In these circumstances, Barrett and the two other judges concluded, John should be able to seek an injunction requiring the university to expunge its finding of guilt from his disciplinary record, thereby removing a crucial obstacle to his career plans. They also found his allegation of sex discrimination plausible.
John argued that the Education Department’s 2011 guidance, which Education Secretary Betsy DeVos has reversed precisely because of concerns about its impact on due process, gave Purdue a financial incentive to slant its adjudication process against male students like him. While the letter may be relevant in evaluating Purdue’s motive, Barrett said, it is not enough, by itself, to make John’s sex discrimination claim credible.
But Barrett noted additional evidence cited by John, including the fact that “Sermersheim chose to credit Jane’s account without hearing directly from her.” According to John’s lawsuit, the advisory committee was “similarly biased in favor of Jane and against John.” Barrett thought it was “plausible that Sermersheim and her advisors chose to believe Jane because she is a woman and to disbelieve John
because he is a man.”
Barrett also noted a Washington Post article that Purdue’s Center for Advocacy, Response, and Education (CARE) “put up on its Facebook page during the same month that John was disciplined.” The headline: “Alcohol Isn’t the Cause of Campus Sexual Assault. Men Are.” That statement, “which CARE advertised to the campus community, could be understood to blame men as a class for the problem of campus sexual assault rather than the individuals who commit sexual assault,” Barrett wrote. Notably, CARE’s director wrote a letter about Jane’s charges that “Sermersheim apparently gave significant weight.”
None of this necessarily means that John will ultimately win his lawsuit, which remains unresolved. But Barrett thought he should at least get a chance, and her reasoning reflects a concern about due process that should be welcomed by people on the left as well as the right.
That probably will not happen, however. Adam Liptak, who covers the Supreme Court for The New York Times, cites John Doe v. Purdue University in an article that says Barrett “has compiled an almost uniformly conservative voting record in cases touching on abortion, gun rights, discrimination and immigration.” He mentions the case under the “discrimination” heading, implying that her position reflected insensitivity to that concern. But leaving aside the fact that John claimed he was a victim of sex discrimination, Barrett’s opinion is mainly about due process, the lack of which may or may not have been related to John’s sex but should in any case trouble any fair-minded person.

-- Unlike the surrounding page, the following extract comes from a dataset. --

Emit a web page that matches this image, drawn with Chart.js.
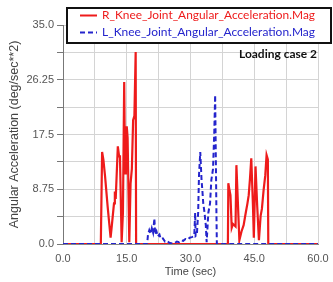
<!DOCTYPE html>
<html>
<head>
<meta charset="utf-8">
<script src="https://cdn.jsdelivr.net/npm/chart.js@4.4.1/dist/chart.umd.min.js"></script>
<style>
html,body{margin:0;padding:0;background:#fff;}
#wrap{position:relative;width:333px;height:282px;}
</style>
</head>
<body>
<div id="wrap"><canvas id="c" width="333" height="282"></canvas></div>
<script>
const seriesNames = ["R_Knee_Joint_Angular_Acceleration.Mag", "L_Knee_Joint_Angular_Acceleration.Mag"];
const annotationText = "Loading case 2";
const xTitle = "Time (sec)";
const yTitle = "Angular Acceleration (deg/sec**2)";

const rTime = [0, 8.9, 9.2, 9.5, 9.9, 10.5, 11.2, 11.5, 12.0, 12.2, 12.4, 12.9, 13.2, 13.4, 13.8, 14.1, 14.4, 14.6, 14.8, 15.0, 15.2, 15.6, 15.9, 16.2, 16.5, 16.8, 17.1, 17.2,
  38.8, 38.9, 39.2, 39.4, 39.7, 40.0, 40.6, 40.8, 41.5, 42.0, 42.5, 43.0, 43.4, 43.7, 44.0, 44.3, 44.7, 44.9, 45.3, 45.7, 46.1, 46.5, 46.8, 47.2, 47.6, 47.9, 48.2, 48.3, 60];
const rValue = [0, 0, 14.7, 13.5, 10.8, 6.0, 1.0, 3.0, 6.5, 8.4, 7.2, 15.6, 14.0, 14.2, 0.3, 5.0, 25.9, 11.3, 15.0, 18.8, 17.0, 0.3, 9.7, 12.0, 19.8, 20.5, 30.7, 0,
  0, 9.7, 8.5, 7.8, 2.6, 3.2, 2.8, 12.6, 0.6, 2.0, 3.0, 5.0, 6.5, 7.8, 10.5, 13.7, 6.0, 1.0, 12.4, 6.0, 0.6, 4.5, 5.6, 8.6, 11.0, 14.2, 13.5, 0, 0];

const lTime = [0, 19.8, 20.0, 20.3, 20.6, 20.9, 21.2, 21.5, 21.7, 22.0, 22.3, 22.7, 23.0, 23.5, 24.0, 24.5, 25.0, 25.6, 26.2, 26.8, 27.3, 27.8, 28.3, 28.8, 29.3, 29.8, 30.3, 30.7, 30.9, 31.1, 31.2, 31.5, 31.8, 32.0, 32.3, 32.6, 32.8, 33.0, 33.3, 33.6, 33.8, 34.2, 34.6, 34.9, 35.3, 35.6, 35.8, 36.1, 36.2, 60];
const lValue = [0, 0, 1.5, 2.2, 1.6, 2.5, 1.8, 4.1, 1.5, 2.0, 1.2, 1.5, 0.8, 0.9, 0.4, 0.5, 0.2, 0.1, 0.1, 0.4, 0.3, 0.6, 0.5, 0.8, 0.7, 1.0, 1.1, 1.2, 1.6, 5.0, 1.3, 1.5, 5.0, 11.0, 14.7, 10.2, 8.5, 6.5, 5.0, 3.0, 0.3, 5.0, 6.5, 10.2, 12.0, 18.0, 23.8, 5.0, 0, 0];

const xTicksLabeled = [0, 15, 30, 45, 60];
const yTicksLabeled = [0, 8.75, 17.5, 26.25, 35];

const RED = '#ee1b1b';
const BLUE = '#2424cc';

function toPts(t, v){ return t.map((x,i)=>({x:x, y:v[i]})); }
function fmt(v){ let s = String(Math.round(v*1000)/1000); if(s.indexOf('.')<0) s += '.0'; return s; }
function isLabeled(v, list){ return list.some(l => Math.abs(l - v) < 1e-6); }

const overlay = {
  id: 'overlay',
  afterDraw(chart){
    const ctx = chart.ctx;
    ctx.save();
    ctx.fillStyle = '#fff';
    ctx.fillRect(67, 8, 264, 35);
    ctx.strokeStyle = '#111';
    ctx.lineWidth = 2;
    ctx.strokeRect(67, 8, 264, 35);
    const items = [
      {name: seriesNames[0], color: RED, dash: [], y: 15.5},
      {name: seriesNames[1], color: BLUE, dash: [5,3], y: 32.5}
    ];
    items.forEach(it => {
      ctx.beginPath();
      ctx.setLineDash(it.dash);
      ctx.strokeStyle = it.color;
      ctx.lineWidth = 2;
      ctx.moveTo(80, it.y);
      ctx.lineTo(97, it.y);
      ctx.stroke();
      ctx.setLineDash([]);
      ctx.fillStyle = it.color;
      ctx.font = '12px Lato, "Liberation Sans", sans-serif';
      ctx.textBaseline = 'middle';
      ctx.textAlign = 'left';
      ctx.fillText(it.name, 102, it.y, 213);
    });
    ctx.fillStyle = '#111';
    ctx.font = 'bold 12px Lato, "Liberation Sans", sans-serif';
    ctx.textBaseline = 'middle';
    ctx.textAlign = 'right';
    ctx.fillText(annotationText, 317, 54, 78);
    ctx.restore();
  }
};

new Chart(document.getElementById('c'), {
  type: 'line',
  data: {
    datasets: [
      {label: seriesNames[0], data: toPts(rTime, rValue), borderColor: RED, borderWidth: 2.2, pointRadius: 0, tension: 0, order: 2},
      {label: seriesNames[1], data: toPts(lTime, lValue), borderColor: BLUE, borderWidth: 2.0, borderDash: [5,3], pointRadius: 0, tension: 0, order: 1}
    ]
  },
  options: {
    responsive: false,
    animation: false,
    layout: {padding: {top: 25, right: 15, left: 0, bottom: 0}},
    plugins: {legend: {display: false}, tooltip: {enabled: false}},
    scales: {
      x: {
        type: 'linear', min: 0, max: 60,
        afterFit(s){ s.height = 38; },
        grid: {color: '#d4d4d4', tickLength: 6, tickColor: 'rgba(0,0,0,0)'},
        border: {color: '#888', width: 1},
        ticks: {stepSize: 7.5, autoSkip: false, maxRotation: 0, padding: 2, color: '#555',
          font: {family: '"Liberation Sans", Arial, sans-serif', size: 11},
          callback: v => isLabeled(v, xTicksLabeled) ? fmt(v) : ''},
        title: {display: true, text: xTitle, color: '#444', font: {family: '"Liberation Sans", Arial, sans-serif', size: 11}, padding: {top: 0, bottom: 3}}
      },
      y: {
        min: 0, max: 35,
        afterFit(s){ s.width = 63; },
        grid: {color: '#d4d4d4', tickLength: 6, tickColor: '#777'},
        border: {color: '#777', width: 1},
        ticks: {stepSize: 4.375, autoSkip: false, padding: 3, color: '#555',
          font: {family: '"Liberation Sans", Arial, sans-serif', size: 11},
          callback: v => isLabeled(v, yTicksLabeled) ? fmt(v) : ''},
        title: {display: true, text: yTitle, color: '#444', font: {family: '"Liberation Sans", Arial, sans-serif', size: 12.5}, padding: {top: 7, bottom: 0}}
      }
    }
  },
  plugins: [overlay]
});
</script>
</body>
</html>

Liptak contrasts Barrett with her mentor, the late Justice Antonin Scalia, for whom she clerked in the late 1990s. “While Justice Scalia’s methods occasionally drove him to liberal results, notably in cases on flag burning and the role of juries in criminal cases,” he says, “Judge Barrett could be a different sort of justice.” There is not much evidence to support that distinction, especially given Barrett’s opinions in cases involving the Fourth Amendment, excessive federal sentences, and qualified immunity for police officers. And if upholding the due process rights of someone facing sexual assault charges does not count as a “liberal result,” the term has lost all meaning.